DevOps on the Road to Redundancy

published10 days ago
1 min read

I had an interesting (i.e. edgy) discussion yesterday with an enterprise software architect yesterday about the nature of how we build software in enterprises.

A lot of the process that actually *makes* the software is automated. We loosely call this methodology "DevOps" - a portmanteau of "Development" and "Operations". It encompasses a lot of practices and a lot of tools that improve software quality and frequency of delivery and improve incident management.

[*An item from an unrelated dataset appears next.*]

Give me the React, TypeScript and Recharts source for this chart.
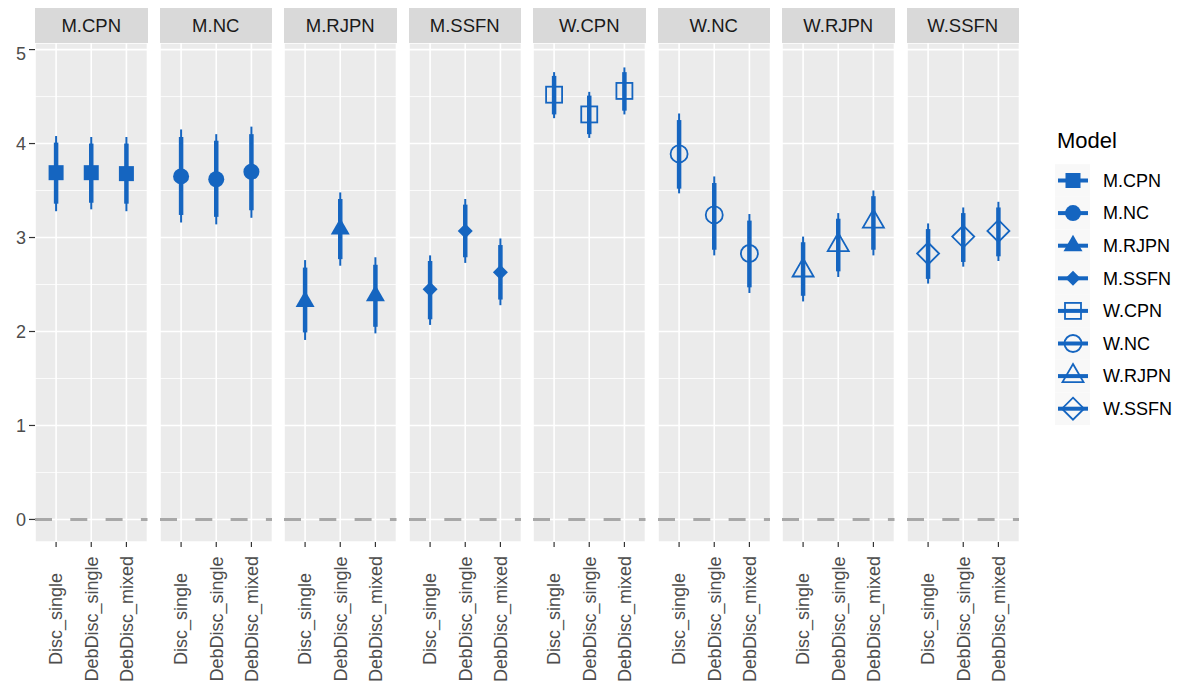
import { ComposedChart, Scatter, ErrorBar, XAxis, YAxis, CartesianGrid, ReferenceLine } from 'recharts'

const models = ['M.CPN', 'M.NC', 'M.RJPN', 'M.SSFN', 'W.CPN', 'W.NC', 'W.RJPN', 'W.SSFN']
const methods = ['Disc_single', 'DebDisc_single', 'DebDisc_mixed']
const markers = ['square', 'circle', 'triangle', 'diamond', 'square', 'circle', 'triangle', 'diamond']
const yTicks = [0, 1, 2, 3, 4, 5]
const yMinor = [0.5, 1.5, 2.5, 3.5, 4.5]

// one row per model, columns in method order
const estimate = [
  [3.69, 3.69, 3.68],
  [3.65, 3.62, 3.7],
  [2.32, 3.09, 2.38],
  [2.45, 3.07, 2.63],
  [4.52, 4.31, 4.56],
  [3.89, 3.24, 2.83],
  [2.65, 2.92, 3.17],
  [2.83, 3.01, 3.07],
]
const lower95 = [
  [3.28, 3.3, 3.28],
  [3.16, 3.14, 3.21],
  [1.91, 2.7, 1.98],
  [2.07, 2.73, 2.28],
  [4.27, 4.06, 4.31],
  [3.47, 2.81, 2.41],
  [2.32, 2.58, 2.81],
  [2.51, 2.69, 2.75],
]
const upper95 = [
  [4.08, 4.07, 4.07],
  [4.15, 4.1, 4.18],
  [2.76, 3.48, 2.79],
  [2.81, 3.41, 2.99],
  [4.76, 4.55, 4.81],
  [4.32, 3.65, 3.25],
  [3.01, 3.26, 3.5],
  [3.15, 3.32, 3.38],
]
const lower80 = [
  [3.36, 3.37, 3.36],
  [3.24, 3.22, 3.29],
  [1.99, 2.77, 2.05],
  [2.13, 2.79, 2.34],
  [4.31, 4.1, 4.35],
  [3.52, 2.87, 2.47],
  [2.38, 2.64, 2.87],
  [2.56, 2.74, 2.8],
]
const upper80 = [
  [4.01, 4.0, 4.0],
  [4.07, 4.03, 4.1],
  [2.68, 3.41, 2.71],
  [2.75, 3.35, 2.92],
  [4.72, 4.51, 4.76],
  [4.25, 3.58, 3.18],
  [2.95, 3.2, 3.44],
  [3.09, 3.26, 3.32],
]

const BLUE = '#1565C0'
const FONT = '"Liberation Sans", Arial, Helvetica, sans-serif'
const PANEL_LEFT = 35
const PANEL_STEP = 124.5
const PANEL_W = 112.5
const PANEL_TOP = 43
const PANEL_H = 499
const AXIS_W = 35

function Marker({ kind, open, cx, cy }: { kind: string; open: boolean; cx: number; cy: number }) {
  const paint = open
    ? { fill: 'none', stroke: BLUE, strokeWidth: 1.8 }
    : { fill: BLUE, stroke: 'none' }
  if (kind === 'square') {
    const s = open ? 16 : 15
    return <rect x={cx - s / 2} y={cy - s / 2} width={s} height={s} {...paint} />
  }
  if (kind === 'circle') {
    return <circle cx={cx} cy={cy} r={open ? 8.5 : 8} {...paint} />
  }
  if (kind === 'triangle') {
    const w = open ? 21 : 19
    const h = w * 0.866
    const pts = `${cx},${cy - (2 * h) / 3} ${cx + w / 2},${cy + h / 3} ${cx - w / 2},${cy + h / 3}`
    return <polygon points={pts} {...paint} />
  }
  const d = open ? 11 : 7.5
  return <polygon points={`${cx},${cy - d} ${cx + d},${cy} ${cx},${cy + d} ${cx - d},${cy}`} {...paint} />
}

function MethodTick({ x, payload }: any) {
  return (
    <text
      transform={`translate(${x},${PANEL_H + 77}) rotate(-90)`}
      textAnchor="middle"
      dy="0.35em"
      fontSize={18}
      fontFamily={FONT}
      fill="#4D4D4D"
    >
      {methods[payload.value - 1]}
    </text>
  )
}

function Facet({ idx }: { idx: number }) {
  const first = idx === 0
  const open = models[idx].startsWith('W.')
  const data = methods.map((m, j) => ({
    x: j + 1,
    method: m,
    y: estimate[idx][j],
    thin: [estimate[idx][j] - lower95[idx][j], upper95[idx][j] - estimate[idx][j]],
    thick: [estimate[idx][j] - lower80[idx][j], upper80[idx][j] - estimate[idx][j]],
  }))
  const left = PANEL_LEFT + idx * PANEL_STEP
  return (
    <>
      <div
        style={{
          position: 'absolute', left, top: 8, width: PANEL_W, height: 35,
          background: '#D9D9D9', color: '#1A1A1A', fontSize: 18.5, lineHeight: '35px',
          textAlign: 'center', fontFamily: FONT,
        }}
      >
        {models[idx]}
      </div>
      <div style={{ position: 'absolute', left: left - (first ? AXIS_W : 0), top: PANEL_TOP }}>
        <ComposedChart
          width={PANEL_W + (first ? AXIS_W : 0)}
          height={PANEL_H + 140}
          data={data}
          margin={{ top: 0, right: 0, bottom: 0, left: 0 }}
        >
          <CartesianGrid fill="#EBEBEB" fillOpacity={1} stroke="#FFFFFF" strokeWidth={1.6} />
          <CartesianGrid horizontalValues={yMinor} vertical={false} stroke="#FFFFFF" strokeWidth={0.8} />
          <XAxis
            type="number"
            dataKey="x"
            domain={[0.4, 3.6]}
            ticks={[1, 2, 3]}
            allowDataOverflow
            axisLine={false}
            tickLine={{ stroke: '#333333', strokeWidth: 1.2 }}
            tickSize={5}
            height={140}
            interval={0}
            tick={<MethodTick />}
          />
          <YAxis
            type="number"
            domain={[-0.24, 5.07]}
            ticks={yTicks}
            allowDataOverflow
            hide={!first}
            width={AXIS_W}
            axisLine={false}
            tickLine={{ stroke: '#333333', strokeWidth: 1.2 }}
            tickSize={6}
            tickMargin={3}
            tick={{ fill: '#4D4D4D', fontSize: 18, fontFamily: FONT }}
          />
          <ReferenceLine y={0} stroke="#A8A8A8" strokeWidth={3} strokeDasharray="17 18.3" />
          <Scatter
            dataKey="y"
            isAnimationActive={false}
            shape={(p: any) => <Marker kind={markers[idx]} open={open} cx={p.cx} cy={p.cy} />}
          >
            <ErrorBar dataKey="thin" direction="y" width={0} stroke={BLUE} strokeWidth={2} isAnimationActive={false} />
            <ErrorBar dataKey="thick" direction="y" width={0} stroke={BLUE} strokeWidth={4.5} isAnimationActive={false} />
          </Scatter>
        </ComposedChart>
      </div>
    </>
  )
}

function ModelLegend() {
  const top = 180.5
  const step = 32.6
  return (
    <svg width={140} height={320} style={{ position: 'absolute', left: 1045, top: 115 }}>
      <text x={12} y={25} dy="0.35em" fontSize={22} fontFamily={FONT} fill="#000">Model</text>
      {models.map((m, i) => {
        const cy = top + i * step - 115
        return (
          <g key={m}>
            <rect x={10} y={cy - step / 2} width={35} height={step} fill="#F8F8F8" />
            <line x1={13} x2={43} y1={cy} y2={cy} stroke={BLUE} strokeWidth={4} />
            <Marker kind={markers[i]} open={m.startsWith('W.')} cx={28} cy={cy} />
            <text x={58} y={cy} dy="0.35em" fontSize={18} fontFamily={FONT} fill="#000">{m}</text>
          </g>
        )
      })}
    </svg>
  )
}

export default function App() {
  return (
    <div style={{ position: 'absolute', left: 0, top: 0, width: 1185, height: 689, background: '#FFFFFF', fontFamily: FONT }}>
      {models.map((m, i) => (
        <Facet key={m} idx={i} />
      ))}
      <ModelLegend />
    </div>
  )
}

That's the theory. I threw it out there that DevOps is actually anti-pattern itself and that the commoditisation of the tools and techniques has made companies complacent. All of this only underlines a new status quo which isn't a whole lot different from the previous situation. This can be seen as a straw-man argument - I'm just doing it to have it refuted easily - but I don't think we could. While it's tempting to think that software quality is improving with new systems, security, ease of use, compatibility - the actual experience we have as humans varies across systems, across companies, across the world. And security is far from a done deal.

Additionally hiring and retaining the 'best' programmers (as every software company wants to do) is in direct opposition to automated systems that build and deliver software for us. If the best are that good and there are enough of them, why do we even need DevOps? The point is that there aren't enough good programmers and there never will be. DevOps is just a step on the journey to fully automated software delivery.

So why are we doing DevOps at all if that's a step on the road to making software engineers redundant? And at what point do the users of the systems also become redundant?